● **Task description**
Retype the lines from the first one in the records down to the line containing "let chart = echarts.init(document.getElementById('chart'));", counting both, and leave out any pictures.

● **Available data**

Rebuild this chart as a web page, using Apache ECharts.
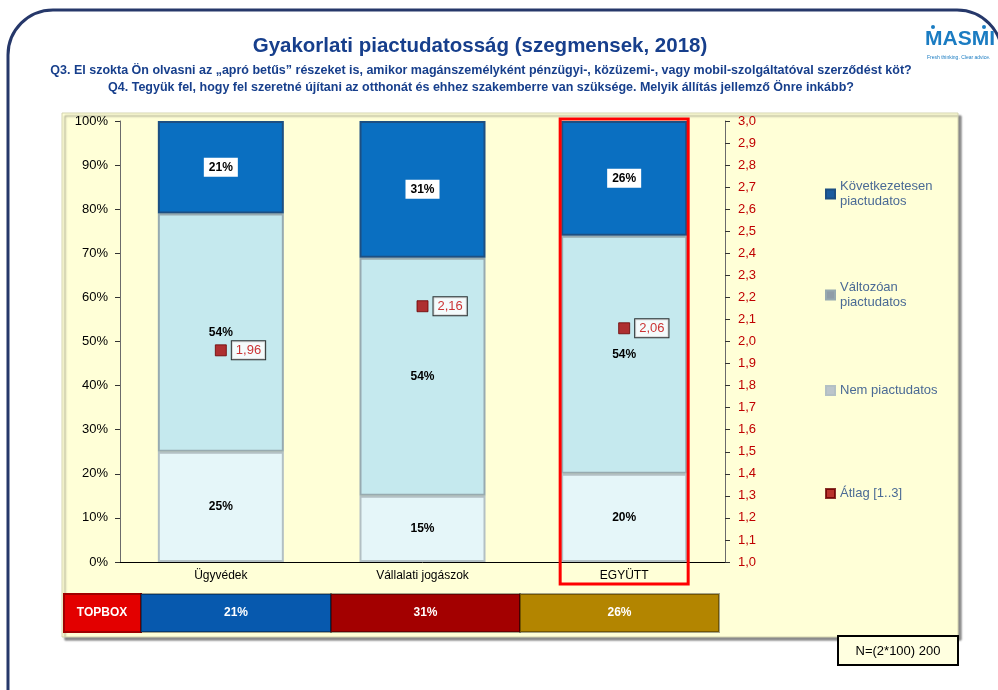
<!DOCTYPE html>
<html>
<head>
<meta charset="utf-8">
<script src="https://cdn.jsdelivr.net/npm/echarts@6/dist/echarts.min.js"></script>
<style>
  html, body { margin: 0; padding: 0; background: #fff; }
  #chart { width: 998px; height: 690px; }
</style>
</head>
<body>
<div id="chart"></div>
<script>
// adatok
const categories = ['Ügyvédek', 'Vállalati jogászok', 'EGYÜTT'];
const nemPiactudatos = [25, 15, 20];
const valtozoan = [54, 54, 54];
const kovetkezetesen = [21, 31, 26];
const atlag = [1.96, 2.16, 2.06];
const seriesNames = ['Következetesen piactudatos', 'Változóan piactudatos', 'Nem piactudatos', 'Átlag [1..3]'];
const topboxColors = ['#0759AE', '#A30000', '#B38500'];

const fmtComma = function (v, d) { return v.toFixed(d).replace('.', ','); };
const legendText = {
    'Következetesen piactudatos': 'Következetesen\npiactudatos',
    'Változóan piactudatos': 'Változóan\npiactudatos',
    'Nem piactudatos': 'Nem piactudatos',
    'Átlag [1..3]': 'Átlag [1..3]'
};
const legendColors = ['#1B5C9E', '#8F9DA8', '#BCC5CB', '#A80000'];
const legendTops = [174, 275, 378, 481];

const font = 'Arial, "Liberation Sans", sans-serif';

let chart = echarts.init(document.getElementById('chart'));

// topbox sor: a cellák szövege az adatból jön
let topboxCells = [
    { type: 'rect', shape: { x: 64, y: 594, width: 77, height: 38 },
      style: { fill: '#E30000', stroke: '#A00000', lineWidth: 2 }, z: 1 },
    { type: 'text', x: 102, y: 613, z: 2,
      style: { text: 'TOPBOX', fill: '#fff', font: 'bold 12px ' + font, textAlign: 'center', textVerticalAlign: 'middle' } }
];
const cellX = [141, 331, 520, 719];
kovetkezetesen.forEach(function (v, i) {
    topboxCells.push({ type: 'rect', shape: { x: cellX[i], y: 594, width: cellX[i + 1] - cellX[i], height: 38 },
        style: { fill: topboxColors[i], stroke: 'rgba(0,0,0,0.35)', lineWidth: 2 }, z: 1 });
    topboxCells.push({ type: 'text', x: (cellX[i] + cellX[i + 1]) / 2, y: 613, z: 2,
        style: { text: v + '%', fill: '#fff', font: 'bold 12px ' + font, textAlign: 'center', textVerticalAlign: 'middle' } });
});

let option = {
    backgroundColor: '#fff',
    animation: false,
    title: [
        {
            text: 'Gyakorlati piactudatosság (szegmensek, 2018)',
            left: 475, top: 31, textAlign: 'center',
            textStyle: { color: '#173F8C', fontSize: 20.5, fontWeight: 'bold', fontFamily: font }
        },
        {
            text: 'Q3. El szokta Ön olvasni az „apró betűs” részeket is, amikor magánszemélyként pénzügyi-, közüzemi-, vagy mobil-szolgáltatóval szerződést köt?\nQ4. Tegyük fel, hogy fel szeretné újítani az otthonát és ehhez szakemberre van szüksége. Melyik állítás jellemző Önre inkább?',
            left: 476, top: 57, textAlign: 'center',
            textStyle: { color: '#173F8C', fontSize: 12.5, lineHeight: 17, fontWeight: 'bold', fontFamily: font, align: 'center' }
        }
    ],
    legend: seriesNames.map(function (n, i) {
        return {
            data: [{ name: n, itemStyle: { color: legendColors[i] } }],
            orient: 'vertical', left: 820, top: legendTops[i],
            icon: 'rect', itemWidth: 9, itemHeight: 9, itemGap: 2,
            selectedMode: false,
            formatter: function (name) { return legendText[name]; },
            textStyle: { color: '#4A6A95', fontSize: 13, lineHeight: 15, fontFamily: font }
        };
    }),
    grid: { left: 120, top: 121, width: 605, height: 441 },
    xAxis: {
        type: 'category',
        data: categories,
        axisLine: { lineStyle: { color: '#000', width: 1 } },
        axisTick: { show: false },
        axisLabel: { color: '#000', fontSize: 12, fontFamily: font, margin: 8 }
    },
    yAxis: [
        {
            type: 'value', min: 0, max: 100, interval: 10,
            axisLine: { show: true, lineStyle: { color: '#6B6B6B' } },
            axisTick: { show: true, length: 5, lineStyle: { color: '#333' } },
            splitLine: { show: false },
            axisLabel: { color: '#000', fontSize: 13, fontFamily: font, margin: 12, formatter: '{value}%' }
        },
        {
            type: 'value', min: 1, max: 3, interval: 0.1, position: 'right',
            axisLine: { show: true, lineStyle: { color: '#6B6B6B' } },
            axisTick: { show: true, length: 5, lineStyle: { color: '#333' } },
            splitLine: { show: false },
            axisLabel: { color: '#C00000', fontSize: 13, fontFamily: font, margin: 13,
                formatter: function (v) { return fmtComma(v, 1); } }
        }
    ],
    series: [
        {
            name: 'Nem piactudatos', type: 'bar', stack: 'a', barWidth: 126,
            data: nemPiactudatos,
            itemStyle: { color: '#E5F6F9', borderColor: '#B3C0C4', borderWidth: 2 },
            label: { show: true, position: 'inside', formatter: '{c}%', color: '#000', fontWeight: 'bold', fontSize: 12, fontFamily: font }
        },
        {
            name: 'Változóan piactudatos', type: 'bar', stack: 'a',
            data: valtozoan,
            itemStyle: { color: '#C5E9EE', borderColor: '#97AAB0', borderWidth: 2 },
            label: { show: true, position: 'inside', formatter: '{c}%', color: '#000', fontWeight: 'bold', fontSize: 12, fontFamily: font }
        },
        {
            name: 'Következetesen piactudatos', type: 'bar', stack: 'a',
            data: kovetkezetesen,
            itemStyle: { color: '#0A6FC1', borderColor: '#1D4F82', borderWidth: 2 },
            label: { show: true, position: 'inside', formatter: '{c}%', color: '#000', fontWeight: 'bold', fontSize: 12, fontFamily: font,
                backgroundColor: '#fff', padding: [4, 5, 3, 5] }
        },
        {
            name: 'Átlag [1..3]', type: 'scatter', yAxisIndex: 1,
            data: atlag, symbol: 'rect', symbolSize: 11, z: 5,
            itemStyle: { color: '#A80000', borderColor: '#6A0000', borderWidth: 1 },
            label: { show: true, position: 'right', distance: 5,
                formatter: function (p) { return fmtComma(p.value, 2); },
                color: '#C00000', fontSize: 13, fontFamily: font,
                backgroundColor: '#fff', borderColor: '#000', borderWidth: 1, padding: [3, 4, 2, 4] }
        }
    ],
    graphic: [
        // külső lekerekített keret
        { type: 'rect', shape: { x: 8, y: 10, width: 994, height: 800, r: 45 },
          style: { fill: null, stroke: '#26386A', lineWidth: 3 }, z: -10 },
        // sárga panel
        { type: 'rect', shape: { x: 62, y: 113, width: 896, height: 524 },
          style: { fill: '#FFFFD7', stroke: '#D4D4B0', lineWidth: 1, shadowColor: 'rgba(0,0,0,0.45)', shadowOffsetX: 3, shadowOffsetY: 3, shadowBlur: 2 }, z: -9 },
        // MASMI logo
        { type: 'text', x: 925, y: 29, style: { text: 'MASMI', fill: '#1B7CC2', font: 'bold 21px ' + font } },
        { type: 'circle', shape: { cx: 933, cy: 27, r: 2 }, style: { fill: '#1B7CC2' } },
        { type: 'circle', shape: { cx: 984, cy: 27, r: 2 }, style: { fill: '#1B7CC2' } },
        { type: 'text', x: 927, y: 55, style: { text: 'Fresh thinking. Clear advice.', fill: '#1B7CC2', font: '5px ' + font } },
        // N doboz
        { type: 'rect', shape: { x: 838, y: 636, width: 120, height: 29 },
          style: { fill: '#FFFFE0', stroke: '#000', lineWidth: 2 }, z: 3 },
        { type: 'text', x: 898, y: 651, z: 4,
          style: { text: 'N=(2*100) 200', fill: '#000', font: '13px ' + font, textAlign: 'center', textVerticalAlign: 'middle' } }
    ].concat(topboxCells)
};

chart.setOption(option);

// piros kiemelés az EGYÜTT oszlop körül
let cx = chart.convertToPixel({ xAxisIndex: 0 }, 'EGYÜTT');
let yTop = chart.convertToPixel({ yAxisIndex: 0 }, 100);
chart.setOption({
    graphic: option.graphic.concat([
        { type: 'rect', shape: { x: cx - 64, y: yTop - 2, width: 128, height: 465 },
          style: { fill: null, stroke: '#FF0000', lineWidth: 3 }, z: 10 }
    ])
});
</script>
</body>
</html>
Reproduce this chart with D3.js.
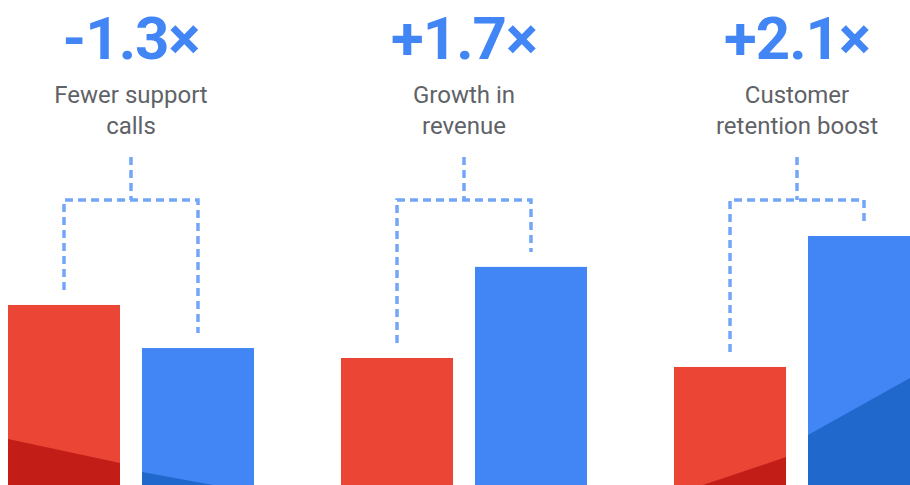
<!DOCTYPE html>
<html>
<head>
<meta charset="utf-8">
<script src="https://cdn.jsdelivr.net/npm/d3@7"></script>
<style>
  html, body { margin: 0; padding: 0; background: #fff; overflow: hidden; }
  svg { display: block; }
</style>
</head>
<body>
<svg id="chart" width="910" height="485"></svg>
<script>
// ---- data ----
const categories = ["support", "revenue", "retention"];
const headlines = ["-1.3×", "+1.7×", "+2.1×"];
const labelLine1 = ["Fewer support", "Growth in", "Customer"];
const labelLine2 = ["calls", "revenue", "retention boost"];
const series = ["before", "after"];
const beforeValues = [72.3, 51.0, 47.4];
const afterValues = [55.0, 87.6, 100];
// decorative darker wedge at bar base: value at left edge / right edge of bar
const beforeShadeLeft = [18.5, 0, -3.9];
const beforeShadeRight = [8.8, 0, 11.2];
const afterShadeLeft = [5.2, 0, 20.1];
const afterShadeRight = [-3.0, 0, 45.2];

// ---- layout ----
const W = 910, H = 485;
const svg = d3.select("#chart");
const colors = { before: "#EA4535", after: "#4285F4" };
const darkColors = { before: "#C21E17", after: "#2068CC" };
const dashColor = "#74A6F8";

const x0 = d3.scaleBand().domain(categories).range([8, 920]).paddingInner(0.2613).paddingOuter(0);
const x1 = d3.scaleBand().domain(series).range([0, x0.bandwidth()]).paddingInner(0.164).paddingOuter(0);
const y = d3.scaleLinear().domain([0, 100]).range([H, 236]);

const rows = categories.map((c, i) => ({
  cat: c, i,
  bars: [
    { s: "before", v: beforeValues[i], sl: beforeShadeLeft[i], sr: beforeShadeRight[i] },
    { s: "after", v: afterValues[i], sl: afterShadeLeft[i], sr: afterShadeRight[i] }
  ]
}));

const defs = svg.append("defs");

const g = svg.selectAll("g.grp").data(rows).join("g")
  .attr("class", "grp")
  .attr("transform", d => `translate(${x0(d.cat)},0)`);

// bars
g.each(function(d) {
  const gg = d3.select(this);
  d.bars.forEach(b => {
    const bx = x1(b.s), bw = x1.bandwidth();
    const id = `clip-${d.cat}-${b.s}`;
    defs.append("clipPath").attr("id", id)
      .append("rect")
      .attr("x", bx).attr("y", y(b.v)).attr("width", bw).attr("height", y(0) - y(b.v));
    gg.append("rect")
      .attr("x", bx).attr("y", y(b.v))
      .attr("width", bw).attr("height", y(0) - y(b.v))
      .attr("fill", colors[b.s]);
    if (b.sl !== 0 || b.sr !== 0) {
      gg.append("path")
        .attr("clip-path", `url(#${id})`)
        .attr("d", `M${bx},${y(b.sl)} L${bx + bw},${y(b.sr)} L${bx + bw},${y(0) + 20} L${bx},${y(0) + 20} Z`)
        .attr("fill", darkColors[b.s]);
    }
  });
});

// connectors
const hY = 200, stemTop = 157, gap = 15;
g.each(function(d) {
  const gg = d3.select(this);
  const cx = x0.bandwidth() / 2;
  const lx = x1("before") + x1.bandwidth() / 2;
  const rx = x1("after") + x1.bandwidth() / 2;
  const ly = y(d.bars[0].v) - gap;
  const ry = y(d.bars[1].v) - gap;
  const common = { stroke: dashColor, "stroke-width": 3.5, fill: "none", "stroke-dasharray": "8,5" };
  const p1 = gg.append("path").attr("d", `M${cx},${stemTop} V${hY}`);
  const p2 = gg.append("path").attr("d", `M${lx},${ly} V${hY} H${rx} V${ry}`);
  [p1, p2].forEach(p => Object.entries(common).forEach(([k, v]) => p.attr(k, v)));
});

// headline numbers
g.append("text")
  .attr("x", x0.bandwidth() / 2)
  .attr("y", 59)
  .attr("text-anchor", "middle")
  .attr("font-family", "Roboto, 'Open Sans', sans-serif")
  .attr("font-weight", 700)
  .attr("font-size", 60)
  .attr("letter-spacing", -1)
  .attr("fill", "#4285F4")
  .text(d => headlines[d.i]);

// labels
const lab = g.append("text")
  .attr("text-anchor", "middle")
  .attr("font-family", "Roboto, 'Open Sans', sans-serif")
  .attr("font-size", 24)
  .attr("fill", "#5F6368");
lab.append("tspan").attr("x", x0.bandwidth() / 2).attr("y", 103).text(d => labelLine1[d.i]);
lab.append("tspan").attr("x", x0.bandwidth() / 2).attr("y", 134).text(d => labelLine2[d.i]);
</script>
</body>
</html>
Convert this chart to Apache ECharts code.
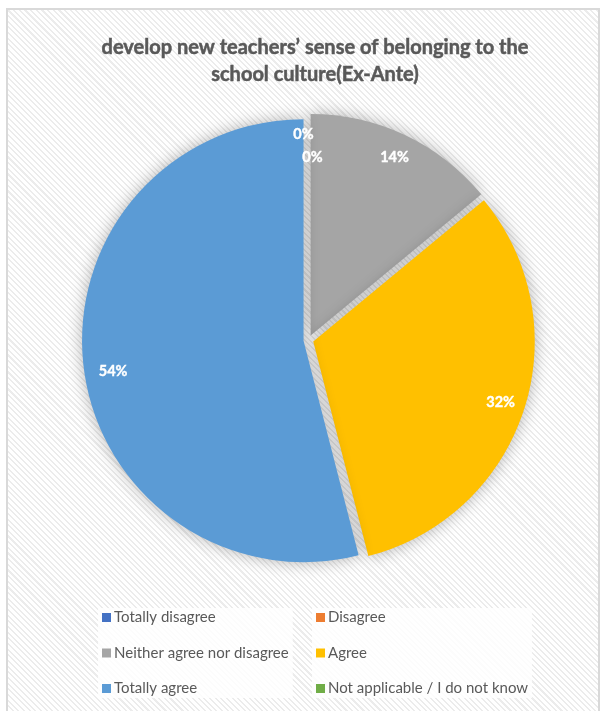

● **Task answer**
Rebuild this chart as a web page, using Apache ECharts.
<!DOCTYPE html>
<html>
<head>
<meta charset="utf-8">
<script src="https://cdn.jsdelivr.net/npm/echarts@6/dist/echarts.min.js"></script>
<style>
  html, body { margin: 0; padding: 0; background: #fff; }
  #chart { width: 998px; height: 690px; }
</style>
</head>
<body>
<div id="chart"></div>
<script>
// adatok
const categories = ['Ügyvédek', 'Vállalati jogászok', 'EGYÜTT'];
const nemPiactudatos = [25, 15, 20];
const valtozoan = [54, 54, 54];
const kovetkezetesen = [21, 31, 26];
const atlag = [1.96, 2.16, 2.06];
const seriesNames = ['Következetesen piactudatos', 'Változóan piactudatos', 'Nem piactudatos', 'Átlag [1..3]'];
const topboxColors = ['#0759AE', '#A30000', '#B38500'];

const fmtComma = function (v, d) { return v.toFixed(d).replace('.', ','); };
const legendText = {
    'Következetesen piactudatos': 'Következetesen\npiactudatos',
    'Változóan piactudatos': 'Változóan\npiactudatos',
    'Nem piactudatos': 'Nem piactudatos',
    'Átlag [1..3]': 'Átlag [1..3]'
};
const legendColors = ['#1B5C9E', '#8F9DA8', '#BCC5CB', '#A80000'];
const legendTops = [174, 275, 378, 481];

const font = 'Arial, "Liberation Sans", sans-serif';

let chart = echarts.init(document.getElementById('chart'));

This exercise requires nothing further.